As Walter R. Echo-Hawk documented in his text, In the Courts of the Conqueror: The 10 Worst Indian Law Cases Ever Decided,

“To enforce Georgia’s growing body of anti-Cherokee laws, a special paramilitary force was created—the infamous Georgia Guard. Its mission was to enforce state law within the Cherokee Nation, arrest violators, ‘protect’ Cherokee gold mines, and otherwise harass and intimidate the Indians.”

It was in this political landscape that George Corn Tassel was accused of murdering another Cherokee man on Cherokee territory at Talking Rock, now part of Pickens County, Georgia. Years earlier, George Corn Tassel’s father, Old Tassel (also known as Onitossitah as well as Corn Tassel), a Cherokee Peace Chief from Chota in the Overhills, was murdered by militia members while holding a flag of truce in 1788 near Chilhowee, North Carolina.

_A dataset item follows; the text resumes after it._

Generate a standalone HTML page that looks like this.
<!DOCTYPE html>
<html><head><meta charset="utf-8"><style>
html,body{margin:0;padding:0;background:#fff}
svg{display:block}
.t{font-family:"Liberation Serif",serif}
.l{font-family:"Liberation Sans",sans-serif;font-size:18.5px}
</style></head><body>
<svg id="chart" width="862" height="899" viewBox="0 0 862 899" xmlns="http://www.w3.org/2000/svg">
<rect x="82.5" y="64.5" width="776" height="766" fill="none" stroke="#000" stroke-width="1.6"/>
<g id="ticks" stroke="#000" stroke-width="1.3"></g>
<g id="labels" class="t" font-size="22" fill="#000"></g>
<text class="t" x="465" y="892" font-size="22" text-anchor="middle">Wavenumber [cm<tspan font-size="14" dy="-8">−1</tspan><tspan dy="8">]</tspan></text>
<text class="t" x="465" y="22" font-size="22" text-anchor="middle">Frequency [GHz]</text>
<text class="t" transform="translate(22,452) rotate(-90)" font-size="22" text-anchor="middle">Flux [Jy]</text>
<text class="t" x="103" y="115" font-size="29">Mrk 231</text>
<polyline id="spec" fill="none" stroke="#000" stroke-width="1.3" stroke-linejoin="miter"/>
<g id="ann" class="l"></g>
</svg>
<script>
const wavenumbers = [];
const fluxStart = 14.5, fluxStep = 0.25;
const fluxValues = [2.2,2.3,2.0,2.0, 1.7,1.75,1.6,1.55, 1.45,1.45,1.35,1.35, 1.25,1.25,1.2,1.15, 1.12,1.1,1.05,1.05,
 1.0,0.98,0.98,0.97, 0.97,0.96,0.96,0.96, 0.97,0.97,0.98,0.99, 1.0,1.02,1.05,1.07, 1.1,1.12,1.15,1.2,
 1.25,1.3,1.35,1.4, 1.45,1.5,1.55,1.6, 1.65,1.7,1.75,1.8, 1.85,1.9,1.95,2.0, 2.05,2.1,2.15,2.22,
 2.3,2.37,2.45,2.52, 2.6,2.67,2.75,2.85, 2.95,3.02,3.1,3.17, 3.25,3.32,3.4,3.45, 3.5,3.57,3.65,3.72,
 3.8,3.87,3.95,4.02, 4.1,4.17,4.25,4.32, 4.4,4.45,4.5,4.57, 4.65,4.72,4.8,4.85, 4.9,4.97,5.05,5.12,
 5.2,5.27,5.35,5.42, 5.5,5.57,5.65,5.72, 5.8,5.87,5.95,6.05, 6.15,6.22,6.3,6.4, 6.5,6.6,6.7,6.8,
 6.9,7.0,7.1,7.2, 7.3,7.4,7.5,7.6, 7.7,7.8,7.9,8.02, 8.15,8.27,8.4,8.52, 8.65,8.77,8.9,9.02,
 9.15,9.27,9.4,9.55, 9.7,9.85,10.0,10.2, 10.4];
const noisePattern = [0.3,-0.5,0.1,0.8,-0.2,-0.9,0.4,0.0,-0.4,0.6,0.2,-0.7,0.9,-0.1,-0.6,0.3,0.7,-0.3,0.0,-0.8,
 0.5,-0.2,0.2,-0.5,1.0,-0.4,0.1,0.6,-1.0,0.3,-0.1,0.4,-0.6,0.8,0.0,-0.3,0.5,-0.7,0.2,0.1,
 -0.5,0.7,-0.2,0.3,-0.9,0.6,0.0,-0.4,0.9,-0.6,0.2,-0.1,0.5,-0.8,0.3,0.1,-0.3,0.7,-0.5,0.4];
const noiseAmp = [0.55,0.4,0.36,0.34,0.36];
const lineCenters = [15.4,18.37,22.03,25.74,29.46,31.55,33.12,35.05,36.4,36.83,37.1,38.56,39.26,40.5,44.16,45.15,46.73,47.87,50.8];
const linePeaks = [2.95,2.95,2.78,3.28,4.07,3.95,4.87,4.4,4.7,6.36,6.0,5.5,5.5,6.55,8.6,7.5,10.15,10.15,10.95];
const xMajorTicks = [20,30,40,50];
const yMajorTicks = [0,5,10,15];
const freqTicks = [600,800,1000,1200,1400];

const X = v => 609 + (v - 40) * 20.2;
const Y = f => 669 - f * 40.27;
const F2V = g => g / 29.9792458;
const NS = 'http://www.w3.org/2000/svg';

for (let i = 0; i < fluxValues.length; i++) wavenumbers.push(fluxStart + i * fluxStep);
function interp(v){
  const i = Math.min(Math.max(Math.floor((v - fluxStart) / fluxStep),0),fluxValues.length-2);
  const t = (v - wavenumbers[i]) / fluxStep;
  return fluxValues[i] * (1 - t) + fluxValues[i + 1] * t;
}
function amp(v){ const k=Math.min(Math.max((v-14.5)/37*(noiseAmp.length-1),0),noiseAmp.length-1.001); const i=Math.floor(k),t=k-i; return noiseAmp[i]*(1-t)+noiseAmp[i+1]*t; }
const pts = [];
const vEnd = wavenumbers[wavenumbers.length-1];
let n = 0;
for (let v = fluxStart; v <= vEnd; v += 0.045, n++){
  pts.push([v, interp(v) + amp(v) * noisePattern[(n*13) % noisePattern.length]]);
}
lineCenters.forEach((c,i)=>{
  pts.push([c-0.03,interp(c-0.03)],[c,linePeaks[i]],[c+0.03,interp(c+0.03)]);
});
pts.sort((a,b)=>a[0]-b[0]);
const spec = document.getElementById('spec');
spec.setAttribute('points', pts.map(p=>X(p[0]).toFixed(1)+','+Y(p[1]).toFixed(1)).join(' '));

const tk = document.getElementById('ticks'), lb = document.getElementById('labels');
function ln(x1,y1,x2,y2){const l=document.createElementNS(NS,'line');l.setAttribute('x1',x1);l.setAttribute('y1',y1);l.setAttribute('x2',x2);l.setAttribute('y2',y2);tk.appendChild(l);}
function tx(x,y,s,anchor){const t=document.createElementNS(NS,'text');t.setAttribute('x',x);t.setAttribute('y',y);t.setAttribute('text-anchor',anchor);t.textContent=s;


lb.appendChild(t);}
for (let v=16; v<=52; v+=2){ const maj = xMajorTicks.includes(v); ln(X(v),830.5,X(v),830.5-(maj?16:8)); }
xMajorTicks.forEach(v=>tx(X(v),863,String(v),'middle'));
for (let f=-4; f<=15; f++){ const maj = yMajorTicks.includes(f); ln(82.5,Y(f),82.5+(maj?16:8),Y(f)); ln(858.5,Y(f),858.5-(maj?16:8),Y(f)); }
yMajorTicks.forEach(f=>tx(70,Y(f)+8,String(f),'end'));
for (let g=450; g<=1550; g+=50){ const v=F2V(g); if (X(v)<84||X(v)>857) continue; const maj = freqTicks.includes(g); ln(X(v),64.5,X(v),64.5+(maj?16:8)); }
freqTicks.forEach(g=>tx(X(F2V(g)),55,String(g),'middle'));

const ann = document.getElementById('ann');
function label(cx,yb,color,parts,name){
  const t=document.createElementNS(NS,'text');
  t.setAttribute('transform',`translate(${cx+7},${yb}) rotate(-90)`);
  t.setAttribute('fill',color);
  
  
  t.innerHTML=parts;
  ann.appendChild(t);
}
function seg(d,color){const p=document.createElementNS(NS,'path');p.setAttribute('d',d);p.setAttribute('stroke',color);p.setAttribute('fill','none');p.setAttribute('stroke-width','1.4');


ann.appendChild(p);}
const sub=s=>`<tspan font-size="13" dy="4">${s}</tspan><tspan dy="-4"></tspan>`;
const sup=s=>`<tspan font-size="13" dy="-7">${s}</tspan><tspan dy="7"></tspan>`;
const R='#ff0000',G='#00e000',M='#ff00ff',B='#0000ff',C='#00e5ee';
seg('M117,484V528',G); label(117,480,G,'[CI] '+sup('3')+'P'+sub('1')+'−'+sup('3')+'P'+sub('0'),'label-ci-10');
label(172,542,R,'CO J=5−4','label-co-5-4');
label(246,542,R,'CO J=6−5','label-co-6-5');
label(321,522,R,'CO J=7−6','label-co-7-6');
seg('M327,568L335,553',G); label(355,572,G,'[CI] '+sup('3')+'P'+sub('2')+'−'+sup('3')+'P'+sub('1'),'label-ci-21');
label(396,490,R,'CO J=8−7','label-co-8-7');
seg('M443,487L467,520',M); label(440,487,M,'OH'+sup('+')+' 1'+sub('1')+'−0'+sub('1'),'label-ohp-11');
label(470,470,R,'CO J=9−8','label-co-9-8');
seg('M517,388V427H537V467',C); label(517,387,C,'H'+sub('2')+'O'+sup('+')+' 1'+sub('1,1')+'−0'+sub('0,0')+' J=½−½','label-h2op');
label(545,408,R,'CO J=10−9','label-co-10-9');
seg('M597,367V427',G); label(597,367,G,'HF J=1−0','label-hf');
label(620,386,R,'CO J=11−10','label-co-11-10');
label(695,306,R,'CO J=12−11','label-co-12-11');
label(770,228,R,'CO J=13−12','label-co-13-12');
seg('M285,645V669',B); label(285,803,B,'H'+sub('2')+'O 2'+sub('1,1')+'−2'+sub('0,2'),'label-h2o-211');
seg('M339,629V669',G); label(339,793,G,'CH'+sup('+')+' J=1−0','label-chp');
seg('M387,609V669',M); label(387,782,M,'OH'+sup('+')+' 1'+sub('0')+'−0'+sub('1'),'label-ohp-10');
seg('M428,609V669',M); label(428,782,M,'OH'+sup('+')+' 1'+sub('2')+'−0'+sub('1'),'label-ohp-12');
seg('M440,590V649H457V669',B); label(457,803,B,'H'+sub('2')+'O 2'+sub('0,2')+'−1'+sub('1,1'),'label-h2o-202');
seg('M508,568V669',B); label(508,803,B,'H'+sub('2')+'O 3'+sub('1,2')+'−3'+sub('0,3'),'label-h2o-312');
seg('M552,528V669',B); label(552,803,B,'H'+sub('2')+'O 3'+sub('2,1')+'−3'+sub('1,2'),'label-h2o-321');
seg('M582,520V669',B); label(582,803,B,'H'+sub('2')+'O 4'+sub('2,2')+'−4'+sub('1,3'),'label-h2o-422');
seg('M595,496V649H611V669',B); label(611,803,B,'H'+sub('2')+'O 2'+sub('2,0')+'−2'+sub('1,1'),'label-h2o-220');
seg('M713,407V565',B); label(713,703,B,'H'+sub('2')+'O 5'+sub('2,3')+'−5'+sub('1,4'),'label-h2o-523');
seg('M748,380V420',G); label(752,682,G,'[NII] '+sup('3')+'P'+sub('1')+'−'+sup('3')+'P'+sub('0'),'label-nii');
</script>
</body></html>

The case of George Corn Tassel should have fallen under Cherokee legal jurisdiction, however, since Georgia was willfully disavowing federal treaties, not to mention Cherokee legal and human rights, George Corn Tassel was ‘tried and convicted’ in a kangaroo court by a jury of all white men – at a time when Cherokees themselves were not allowed to testify in Georgia courts against whites.

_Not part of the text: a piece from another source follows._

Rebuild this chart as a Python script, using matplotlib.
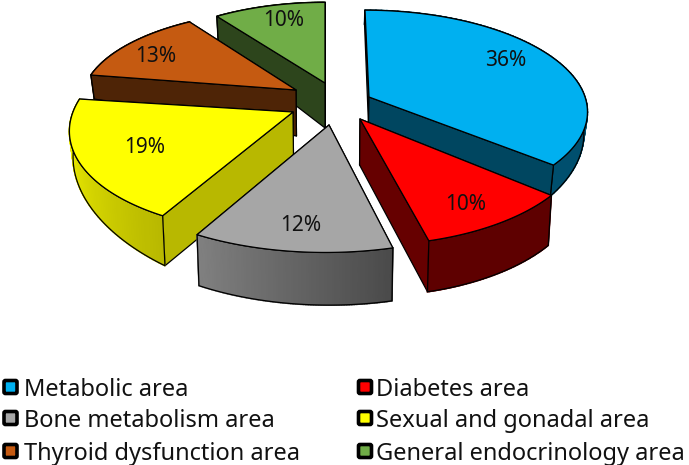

Cherokee Chief, John Ross, hired the Georgia law firm, Underwood and Harris, as well as former attorney general, William Wirt who was one of the country’s most lauded authorities on ‘Indian Law’ at the time.  Encouraging the Cherokee to take up their case in the Supreme Court, Wirt argued that the Cherokee Nation was “a foreign nation in the sense of our constitution and law”, which meant it wasn’t subject to Georgia’s jurisdiction.

The Cherokee went on to win a ‘stay of execution’. However, the city of Gainesville, Georgia promptly ignored it with Georgia’s Governor Gilmer urging the hasty execution of Corn Tassel in defiance of the federal court.

Eagle’s eye view of the town square in Gainesville, Georgia, where a Cherokee man was illegally executed on December 24, 1830 – and thousands still gather every year for a celebration which for many years bore his name. (Wikimedia Commons)

December 24, 1830, was a dark, cloudy day by all accounts. Corn Tassel was publicly hanged from a tree branch in front of a huge crowd of onlookers at the public square. It is said that several Cherokees silently witnessed his hanging.

Chief Ross promptly reported Corn Tassel’s hanging to Congress; and, the states of Massachusetts, New Jersey, and Pennsylvania condemned Georgia’s defiance of the federal court.

There is little doubt that the descendants of some of these Georgians, overcome by bloodlust, morbid curiosity, arrogant white supremacy – or whatever drives people to make long journeys to witness a public hanging – are some of the same people who unknowingly gather on the same square each year to listen to bluegrass music and ‘celebrate’ their violent, genocidal, settler heritage – under a festival that  explicitly bore Corn Tassel’s name.

Mule Camp Market, formerly known as Corn Tassel, vending court on the square in Gainesville, GA). Source: Festival’s Facebook page.

Unfortunately, there are few in Georgia who  know anything about Corn Tassel, let alone the reason why his name was used for Gainesville’s now-largest annual gathering.

According to the Gainesville Times, Corn Tassel was nothing more than a convicted murder.

Photo by Nick Bowman, The Times

A May 1971 article for Georgia Magazine offered more apparent insight. According to the author, Mrs. James E. Bates, Corn Tassel  “murdered a white man trespassing in Cherokee country” and was promptly brought to justice after Governor Gilmer came to believe that the Supreme Court would rule against Georgia. Bates wrote that, “[The Governor] replied, with spirit, that the United States Supreme Court lacked jurisdiction and that the state of Georgia would scorn to compromise itself…  He sent a hasty message to the sheriff of Hall County instructing him to hang George Tassel immediately — which was done.”

As referenced in the photo above, in the 1990’s the Gainesville Jaycees  took charge of the festival and changed its name to ‘Mule Camp’ because, they claimed, it was discovered that the festival was named after a convicted murderer. The switch to the name of Mule Camp purportedly honors a Cherokee trading post that operated in the same place. Regardless of the name change, the celebration continues to occur at the site of an illegal execution on now-stolen Cherokee land.

Hard to imagine a more blatant image celebrating settler history than this graphic from the festival’s (formerly known as Corn Tassel) social media page.

There doesn’t seem to be much room for justice in this deep red county that is well known to have a stronghold on state politics. The last governor of Georgia, Nathan Deal, also hails from Hall County, where his son sits as a Judge in the Superior Court right next to the public square of note. The Lt. Governor under Deal, Casey Cagle, is also from the same colonial jurisdiction.

Although, with the recent election of notorious wild card, Brian Kemp, the tenacious grip may soon loosen enough to have the state recognize Corn Tassel.

This would indeed be quite a twist on a road to some measure of redemption in recognizing the state’s history, proper – especially in the wake of Kemp’s scandal-ridden campaign during which he oversaw his own election as Secretary of State, his ultimate victory denying the U.S. its first Black female governor in Stacey Abrams.

In any case, the Cherokee have long memories; the true historical legacy of George Corn Tassel’s execution and the forced Cherokee removal from their homelands in Georgia won’t be soon forgotten.